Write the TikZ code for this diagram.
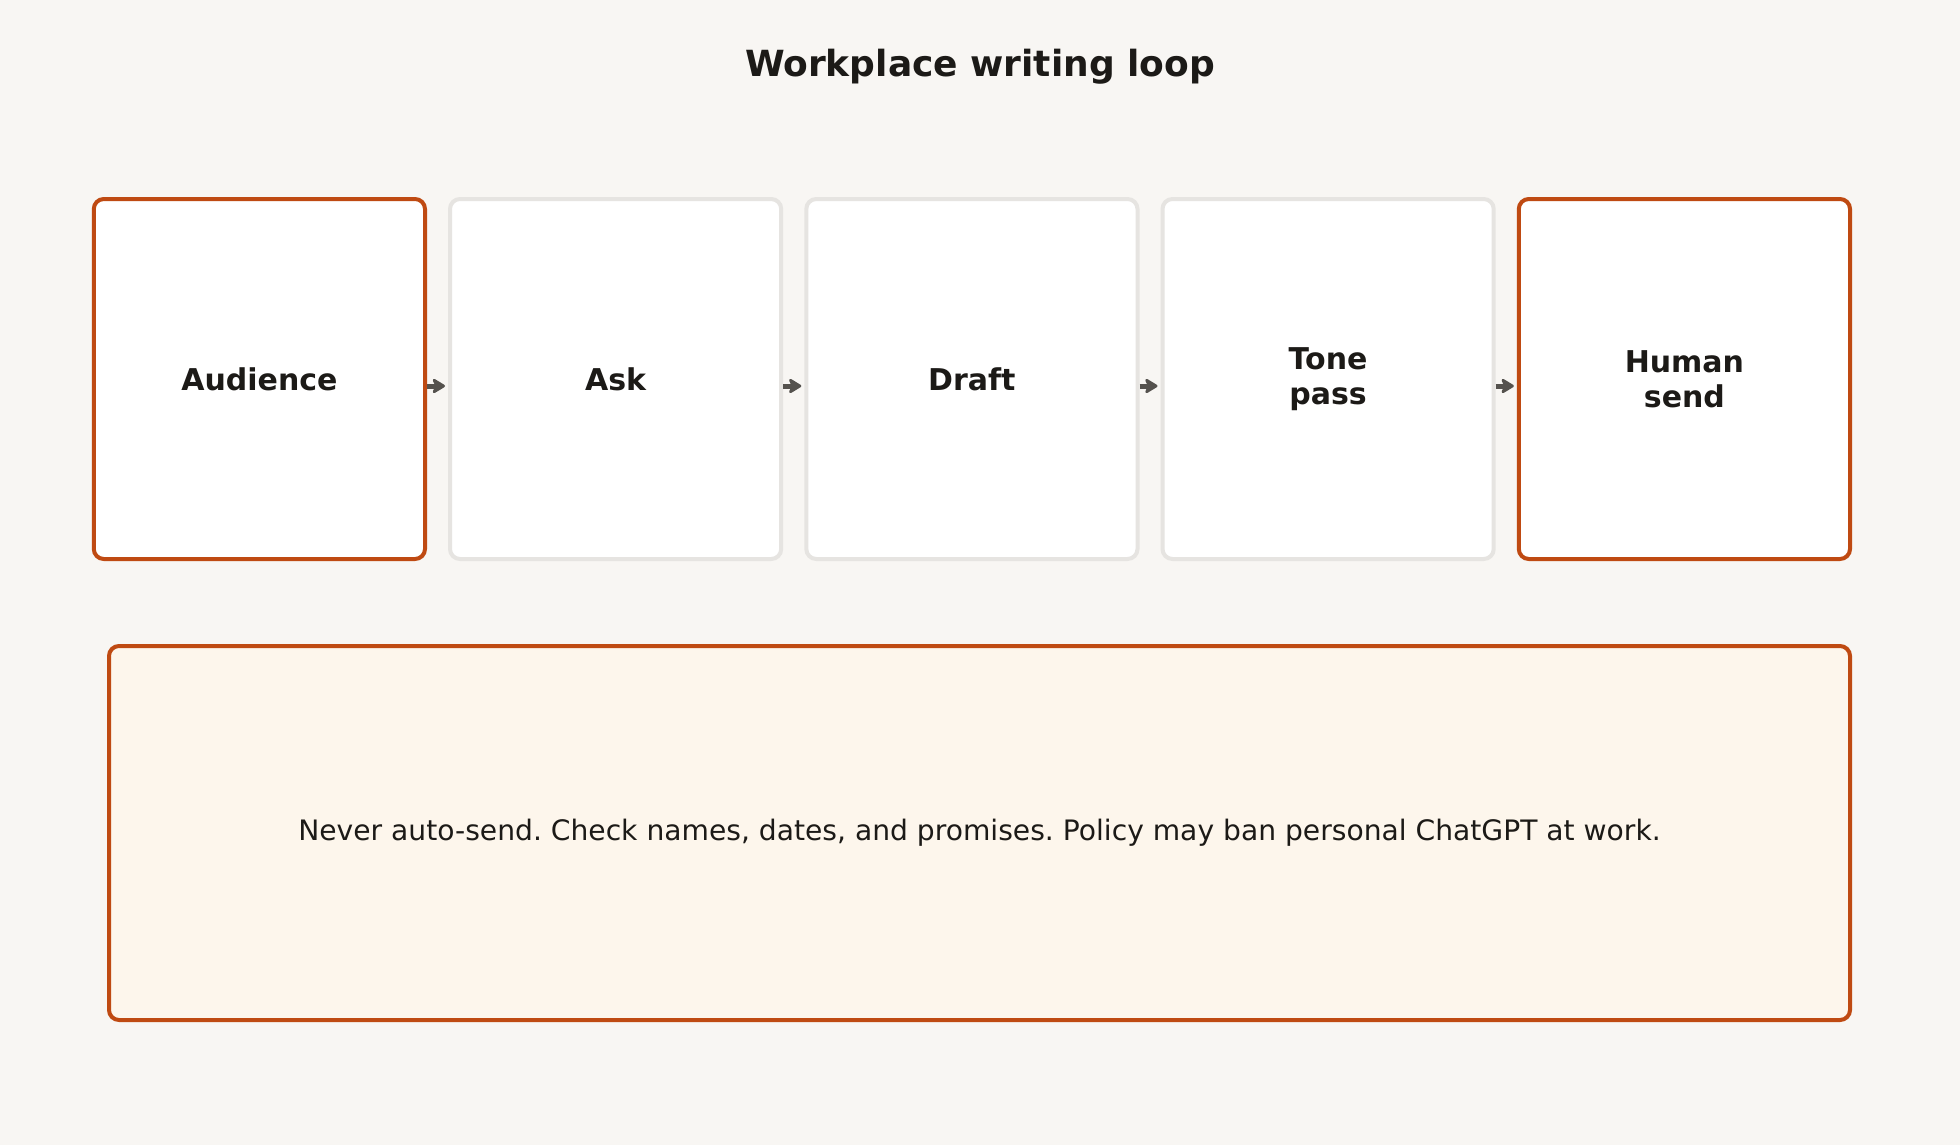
\documentclass[tikz,border=0pt]{standalone}
\usepackage{fontspec}
\setmainfont{DejaVu Sans}
\usepackage{xcolor}
\usetikzlibrary{arrows.meta}
\definecolor{bgpaper}{HTML}{F8F6F3}
\definecolor{accent}{HTML}{BF4A12}
\definecolor{softgray}{HTML}{E6E4E1}
\definecolor{inkdark}{HTML}{1C1A17}
\definecolor{arrowgray}{HTML}{55524E}
\definecolor{notefill}{HTML}{FDF6EC}
\frenchspacing
\tikzset{
  stage/.style={draw=softgray,fill=white,line width=2pt,rounded corners=5pt,
    minimum width=165.6pt,minimum height=180pt,align=center,text=inkdark,
    font=\fontsize{15}{17.5}\selectfont\bfseries},
  keystage/.style={stage,draw=accent},
  flow/.style={draw=arrowgray,line width=2.5pt,-{Stealth[length=7.5pt,width=9pt,inset=2pt,round]},shorten >=1.5pt}
}
\begin{document}
\begin{tikzpicture}[x=0.5pt,y=-0.5pt]
    \fill[bgpaper] (0,0) rectangle (1960,1145);
    \useasboundingbox (0,0) rectangle (1960,1145);
    \node[text=inkdark,font=\fontsize{18}{21}\selectfont\bfseries] (title) at (980,67) {Workplace writing loop};
    \node[keystage] (audience) at (259.4,379) {Audience};
    \node[stage] (ask) at (615.6,379) {Ask};
    \node[stage] (draft) at (971.9,379) {Draft};
    \node[stage] (tone) at (1328.1,379) {Tone\\pass};
    \node[keystage] (send) at (1684.4,379) {Human\\send};
    \draw[flow] ([yshift=-3.5pt]audience.east) -- ([yshift=-3.5pt]ask.west);
    \draw[flow] ([yshift=-3.5pt]ask.east) -- ([yshift=-3.5pt]draft.west);
    \draw[flow] ([yshift=-3.5pt]draft.east) -- ([yshift=-3.5pt]tone.west);
    \draw[flow] ([yshift=-3.5pt]tone.east) -- ([yshift=-3.5pt]send.west);
    \node[draw=accent,fill=notefill,line width=2pt,rounded corners=5pt,
      minimum width=870.5pt,minimum height=187pt,text=inkdark,
      font=\fontsize{14.08}{17}\selectfont] (note) at (979.5,833)
      {Never auto-send. Check names, dates, and promises. Policy may ban personal ChatGPT at work.};
  \end{tikzpicture}
\end{document}
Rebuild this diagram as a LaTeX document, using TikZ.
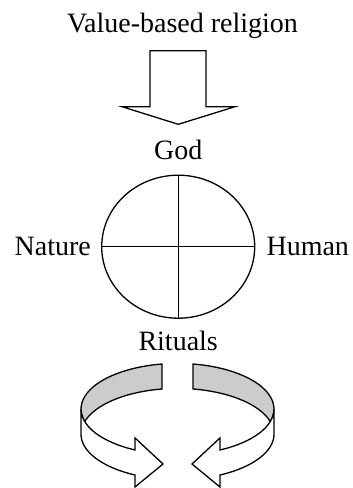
\documentclass[tikz,border=0pt]{standalone}
\usepackage{fontspec}
\setmainfont{Liberation Serif}
\usepackage{tikz}
\usetikzlibrary{positioning, shapes.geometric}
\definecolor{RingGray}{RGB}{204,204,204}

% one half of the ritual cycle (left arrow; mirrored for the right one)
\newcommand{\ritualarrow}{%
  \filldraw[band, fill=RingGray] (162,-364)
    arc[start angle=99.5, end angle=195.87, x radius=97, y radius=45.7]
    arc[start angle=164.13, end angle=99.5, x radius=97, y radius=45.7] -- cycle;
  \filldraw[band, fill=white] (81,-409)
    arc[start angle=180, end angle=243.7, x radius=97, y radius=45.7]
    -- ++(0,12) -- (163,-464) -- (135,-487) -- (135,-475)
    arc[start angle=243.7, end angle=180, x radius=97, y radius=45.7] -- cycle;
}

\begin{document}
\begin{tikzpicture}[
  x=1pt, y=1pt,
  every node/.style={font=\fontsize{28}{30}\selectfont, inner sep=0pt},
  word/.style={align=center},
  wheel/.style={draw, ellipse, line width=1.3pt, minimum width=153pt, minimum height=143pt},
  spoke/.style={line width=1.3pt},
  blockarrow/.style={draw, line width=1.3pt, fill=white},
  band/.style={draw, line width=1.3pt}
]
\useasboundingbox (0,0) rectangle (353,-488);

% Top: title and block arrow
\node[word, anchor=base] (title) at (182.5,-32.3) {Value-based religion};
\draw[blockarrow] (150,-50.7) -- (206,-50.7) -- (206,-106.7) -- (235,-106.7)
  -- (178.3,-124.3) -- (122,-106.7) -- (150,-106.7) -- cycle;

% Middle: the wheel with its four labels
\node[wheel] (wheel) at (178.2,-246.7) {};
\draw[spoke] (wheel.north) -- (wheel.south);
\draw[spoke] (wheel.west) -- (wheel.east);
\node[word, above=15pt of wheel] (god) {God};
\node[word, below=12pt of wheel] (rituals) {Rituals};
\node[word, left=10pt of wheel] (nature) {Nature};
\node[word, right=11pt of wheel] (human) {Human};

% Bottom: the cycle of rituals
\ritualarrow
\begin{scope}[shift={(355,0)}, xscale=-1]
  \ritualarrow
\end{scope}

\end{tikzpicture}
\end{document}
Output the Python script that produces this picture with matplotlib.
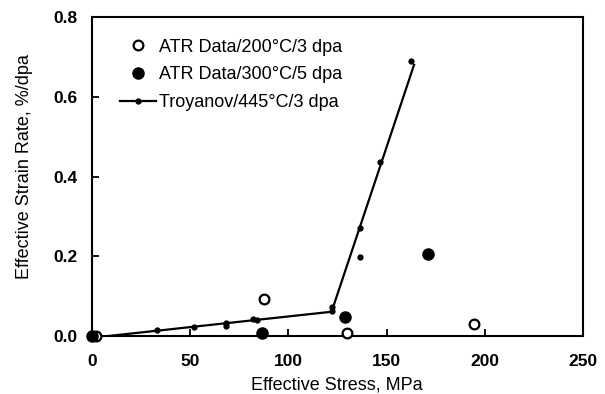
import numpy as np
import matplotlib.pyplot as plt

plt.rcParams['font.family'] = ['Liberation Sans', 'DejaVu Sans']

# ATR data, 200C / 3 dpa (open circles)
atr200_stress = [2, 87.7, 129.7, 194.7]
atr200_rate = [0.0, 0.094, 0.007, 0.030]

# ATR data, 300C / 5 dpa (filled circles)
atr300_stress = [0, 86.4, 128.8, 170.9]
atr300_rate = [0.0, 0.007, 0.048, 0.205]

# Troyanov 445C / 3 dpa points and bilinear fit
troy_stress = [33, 52, 68, 68, 82, 84, 122, 122, 136.5, 136.5, 146.6, 162.3]
troy_rate = [0.015, 0.022, 0.033, 0.026, 0.043, 0.040, 0.073, 0.063, 0.270, 0.199, 0.437, 0.690]
fit_stress = [8, 122, 164]
fit_rate = [0.0, 0.061, 0.680]

fig = plt.figure(figsize=(6.05, 3.94), dpi=100)
ax = fig.add_axes([0.152, 0.147, 0.8116, 0.81])

ax.plot(atr200_stress, atr200_rate, 'o', mfc='white', mec='black', mew=1.6, ms=7,
        label='ATR Data/200°C/3 dpa', zorder=3, clip_on=False)
ax.plot(atr300_stress, atr300_rate, 'o', mfc='black', mec='black', ms=8,
        label='ATR Data/300°C/5 dpa', zorder=3, clip_on=False)
ax.plot(troy_stress, troy_rate, 'o', color='black', ms=3.5, zorder=3)
ax.plot(fit_stress, fit_rate, '-', color='black', lw=1.6)
# legend handle for the Troyanov series: line with a dot
ax.plot([], [], '-o', color='black', lw=1.6, ms=3.5, label='Troyanov/445°C/3 dpa')

ax.set_xlim(0, 250)
ax.set_ylim(0, 0.8)
ax.set_xticks([0, 50, 100, 150, 200, 250])
ax.set_yticks([0.0, 0.2, 0.4, 0.6, 0.8])
ax.set_yticklabels(['0.0', '0.2', '0.4', '0.6', '0.8'])
ax.tick_params(direction='in', length=5, width=1.3, labelsize=12.5)
ax.tick_params(axis='x', pad=13)
ax.tick_params(axis='y', pad=10.5)
for lab in ax.get_xticklabels() + ax.get_yticklabels():
    lab.set_fontweight('bold')
for sp in ax.spines.values():
    sp.set_linewidth(1.5)

fig.text(337 / 605, 1 - 385 / 394, 'Effective Stress, MPa', fontsize=13,
         ha='center', va='center')
fig.text(25 / 605, 1 - 167 / 394, 'Effective Strain Rate, %/dpa', fontsize=13,
         rotation=90, ha='center', va='center')

ax.legend(loc='upper left', bbox_to_anchor=(0.043, 0.955), frameon=False, fontsize=13,
          handlelength=2.0, labelspacing=0.6, handletextpad=0.15, borderaxespad=0)

fig.savefig('out.png', dpi=100)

**Exercise aim:** Pictures stay out; reproduce every line of the records exactly.

**Solution to the problem:**
Write the TikZ code for this diagram.
\documentclass[tikz,border=0pt]{standalone}
\usepackage{fontspec}
\setmainfont{DejaVu Sans}
\usepackage{xcolor}
\usetikzlibrary{arrows.meta}
\definecolor{bgpaper}{HTML}{F8F6F3}
\definecolor{accent}{HTML}{BF4A12}
\definecolor{softgray}{HTML}{E6E4E1}
\definecolor{inkdark}{HTML}{1C1A17}
\definecolor{arrowgray}{HTML}{55524E}
\definecolor{notefill}{HTML}{FDF6EC}
\frenchspacing
\tikzset{
  stage/.style={draw=softgray,fill=white,line width=2pt,rounded corners=5pt,
    minimum width=165.6pt,minimum height=180pt,align=center,text=inkdark,
    font=\fontsize{15}{17.5}\selectfont\bfseries},
  keystage/.style={stage,draw=accent},
  flow/.style={draw=arrowgray,line width=2.5pt,-{Stealth[length=7.5pt,width=9pt,inset=2pt,round]},shorten >=1.5pt}
}
\begin{document}
\begin{tikzpicture}[x=0.5pt,y=-0.5pt]
    \fill[bgpaper] (0,0) rectangle (1960,1145);
    \useasboundingbox (0,0) rectangle (1960,1145);
    \node[text=inkdark,font=\fontsize{18}{21}\selectfont\bfseries] (title) at (980,67) {Workplace writing loop};
    \node[keystage] (audience) at (259.4,379) {Audience};
    \node[stage] (ask) at (615.6,379) {Ask};
    \node[stage] (draft) at (971.9,379) {Draft};
    \node[stage] (tone) at (1328.1,379) {Tone\\pass};
    \node[keystage] (send) at (1684.4,379) {Human\\send};
    \draw[flow] ([yshift=-3.5pt]audience.east) -- ([yshift=-3.5pt]ask.west);
    \draw[flow] ([yshift=-3.5pt]ask.east) -- ([yshift=-3.5pt]draft.west);
    \draw[flow] ([yshift=-3.5pt]draft.east) -- ([yshift=-3.5pt]tone.west);
    \draw[flow] ([yshift=-3.5pt]tone.east) -- ([yshift=-3.5pt]send.west);
    \node[draw=accent,fill=notefill,line width=2pt,rounded corners=5pt,
      minimum width=870.5pt,minimum height=187pt,text=inkdark,
      font=\fontsize{14.08}{17}\selectfont] (note) at (979.5,833)
      {Never auto-send. Check names, dates, and promises. Policy may ban personal ChatGPT at work.};
  \end{tikzpicture}
\end{document}
Rebuild this diagram as a LaTeX document, using TikZ.
\documentclass[tikz,border=0pt]{standalone}
\usepackage{fontspec}
\setmainfont{Liberation Serif}
\usepackage{tikz}
\usetikzlibrary{positioning, shapes.geometric}
\definecolor{RingGray}{RGB}{204,204,204}

% one half of the ritual cycle (left arrow; mirrored for the right one)
\newcommand{\ritualarrow}{%
  \filldraw[band, fill=RingGray] (162,-364)
    arc[start angle=99.5, end angle=195.87, x radius=97, y radius=45.7]
    arc[start angle=164.13, end angle=99.5, x radius=97, y radius=45.7] -- cycle;
  \filldraw[band, fill=white] (81,-409)
    arc[start angle=180, end angle=243.7, x radius=97, y radius=45.7]
    -- ++(0,12) -- (163,-464) -- (135,-487) -- (135,-475)
    arc[start angle=243.7, end angle=180, x radius=97, y radius=45.7] -- cycle;
}

\begin{document}
\begin{tikzpicture}[
  x=1pt, y=1pt,
  every node/.style={font=\fontsize{28}{30}\selectfont, inner sep=0pt},
  word/.style={align=center},
  wheel/.style={draw, ellipse, line width=1.3pt, minimum width=153pt, minimum height=143pt},
  spoke/.style={line width=1.3pt},
  blockarrow/.style={draw, line width=1.3pt, fill=white},
  band/.style={draw, line width=1.3pt}
]
\useasboundingbox (0,0) rectangle (353,-488);

% Top: title and block arrow
\node[word, anchor=base] (title) at (182.5,-32.3) {Value-based religion};
\draw[blockarrow] (150,-50.7) -- (206,-50.7) -- (206,-106.7) -- (235,-106.7)
  -- (178.3,-124.3) -- (122,-106.7) -- (150,-106.7) -- cycle;

% Middle: the wheel with its four labels
\node[wheel] (wheel) at (178.2,-246.7) {};
\draw[spoke] (wheel.north) -- (wheel.south);
\draw[spoke] (wheel.west) -- (wheel.east);
\node[word, above=15pt of wheel] (god) {God};
\node[word, below=12pt of wheel] (rituals) {Rituals};
\node[word, left=10pt of wheel] (nature) {Nature};
\node[word, right=11pt of wheel] (human) {Human};

% Bottom: the cycle of rituals
\ritualarrow
\begin{scope}[shift={(355,0)}, xscale=-1]
  \ritualarrow
\end{scope}

\end{tikzpicture}
\end{document}
Output the Python script that produces this picture with matplotlib.
import numpy as np
import matplotlib.pyplot as plt

plt.rcParams['font.family'] = ['Liberation Sans', 'DejaVu Sans']

# ATR data, 200C / 3 dpa (open circles)
atr200_stress = [2, 87.7, 129.7, 194.7]
atr200_rate = [0.0, 0.094, 0.007, 0.030]

# ATR data, 300C / 5 dpa (filled circles)
atr300_stress = [0, 86.4, 128.8, 170.9]
atr300_rate = [0.0, 0.007, 0.048, 0.205]

# Troyanov 445C / 3 dpa points and bilinear fit
troy_stress = [33, 52, 68, 68, 82, 84, 122, 122, 136.5, 136.5, 146.6, 162.3]
troy_rate = [0.015, 0.022, 0.033, 0.026, 0.043, 0.040, 0.073, 0.063, 0.270, 0.199, 0.437, 0.690]
fit_stress = [8, 122, 164]
fit_rate = [0.0, 0.061, 0.680]

fig = plt.figure(figsize=(6.05, 3.94), dpi=100)
ax = fig.add_axes([0.152, 0.147, 0.8116, 0.81])

ax.plot(atr200_stress, atr200_rate, 'o', mfc='white', mec='black', mew=1.6, ms=7,
        label='ATR Data/200°C/3 dpa', zorder=3, clip_on=False)
ax.plot(atr300_stress, atr300_rate, 'o', mfc='black', mec='black', ms=8,
        label='ATR Data/300°C/5 dpa', zorder=3, clip_on=False)
ax.plot(troy_stress, troy_rate, 'o', color='black', ms=3.5, zorder=3)
ax.plot(fit_stress, fit_rate, '-', color='black', lw=1.6)
# legend handle for the Troyanov series: line with a dot
ax.plot([], [], '-o', color='black', lw=1.6, ms=3.5, label='Troyanov/445°C/3 dpa')

ax.set_xlim(0, 250)
ax.set_ylim(0, 0.8)
ax.set_xticks([0, 50, 100, 150, 200, 250])
ax.set_yticks([0.0, 0.2, 0.4, 0.6, 0.8])
ax.set_yticklabels(['0.0', '0.2', '0.4', '0.6', '0.8'])
ax.tick_params(direction='in', length=5, width=1.3, labelsize=12.5)
ax.tick_params(axis='x', pad=13)
ax.tick_params(axis='y', pad=10.5)
for lab in ax.get_xticklabels() + ax.get_yticklabels():
    lab.set_fontweight('bold')
for sp in ax.spines.values():
    sp.set_linewidth(1.5)

fig.text(337 / 605, 1 - 385 / 394, 'Effective Stress, MPa', fontsize=13,
         ha='center', va='center')
fig.text(25 / 605, 1 - 167 / 394, 'Effective Strain Rate, %/dpa', fontsize=13,
         rotation=90, ha='center', va='center')

ax.legend(loc='upper left', bbox_to_anchor=(0.043, 0.955), frameon=False, fontsize=13,
          handlelength=2.0, labelspacing=0.6, handletextpad=0.15, borderaxespad=0)

fig.savefig('out.png', dpi=100)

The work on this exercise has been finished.